BPMN gateways explained
A BPMN gateway is a diamond that controls branching and merging in a process. The marker inside the diamond tells you the behaviour: an X means choose one path, a + means all paths at once, a circle means one or more, and a pentagon means the path depends on which event fires first. Getting gateways right is what separates a correct BPMN diagram from a misleading one.
Exclusive gateway (X) — choose one path
The most common gateway. The flow takes exactly one outgoing path, based on a condition.
- Use it for: yes/no or either/or decisions — "Approved?", "In stock?", "Payment successful?"
- Rule: label each outgoing flow with its condition, and provide a default flow so the process can't get stuck if no condition matches.
- Merging: an exclusive gateway can also merge paths back together (it just passes through whichever branch arrives).
Parallel gateway (+) — all paths at once
Splits the flow into concurrent branches that all run at the same time.
- Use it for: independent work that happens simultaneously — "provision laptop" and "create email account" and "assign a buddy."
- Rule: a parallel split should be matched by a parallel join that waits for all branches to finish before continuing. Forgetting the join is a common cause of broken diagrams.
Inclusive gateway (O) — one or more paths
Takes every outgoing path whose condition is true — could be one, could be several.

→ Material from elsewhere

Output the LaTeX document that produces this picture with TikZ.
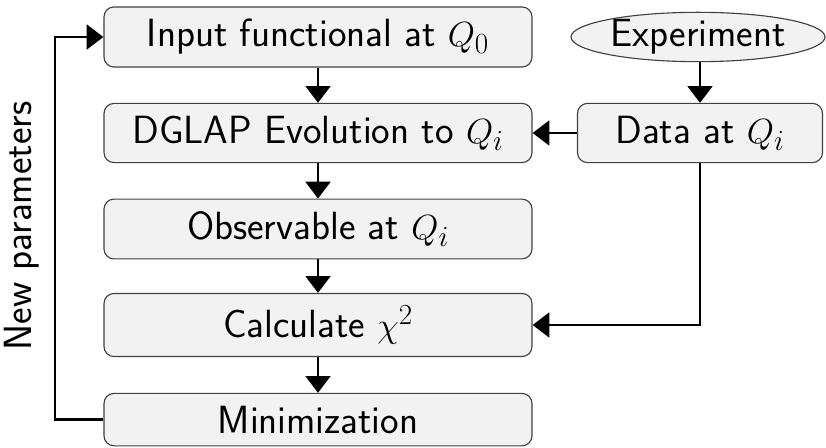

- Use it for: "notify by email if they opted in, and by SMS if they have a mobile number" — the two are independent and either or both can apply.
- Rule: the merging inclusive gateway waits only for the branches that were actually activated.
Event-based gateway — whichever happens first
The path depends on which event occurs first after the gateway.
- Use it for: "wait for payment confirmation or a 24-hour timeout, whichever comes first."
- Followed by events (message, timer), not tasks. The first event to trigger wins; the others are cancelled.
Quick reference
| Gateway | Marker | Split behaviour |
|---|---|---|
| Exclusive | X | Exactly one path |
| Parallel | + | All paths simultaneously |
| Inclusive | O | One or more paths (each true condition) |
| Event-based | Pentagon | The path of the first event to occur |
The #1 gateway mistake: unbalanced splits and joins
Every split should have a matching join of the same type. A parallel split with no parallel join leaves branches that never reconcile; an exclusive path that never merges leaves dangling ends. If a diagram feels "off," check gateway balance first. More in common BPMN mistakes.
Not sure which gateway your process needs? Describe the decision in plain English to BPMN Studio and it'll pick and place the right gateway — then you can see why it chose it. See also the full symbol reference and events explained.
Frequently asked questions
What is a gateway in BPMN?
A gateway is a diamond-shaped symbol that controls how a process path splits or merges. It decides which sequence flows are taken after a point in the process — one path, all paths, or some paths — depending on the gateway type.
What is the difference between an exclusive and a parallel gateway?
An exclusive gateway (X) takes exactly one outgoing path based on a condition — like an either/or decision. A parallel gateway (+) takes all outgoing paths at the same time, splitting the flow into concurrent branches that later synchronise.
When should I use an inclusive gateway?
Use an inclusive gateway (circle marker) when one or more paths can be taken based on independent conditions — for example, 'notify by email AND/OR SMS' where each is evaluated separately. Every branch whose condition is true runs.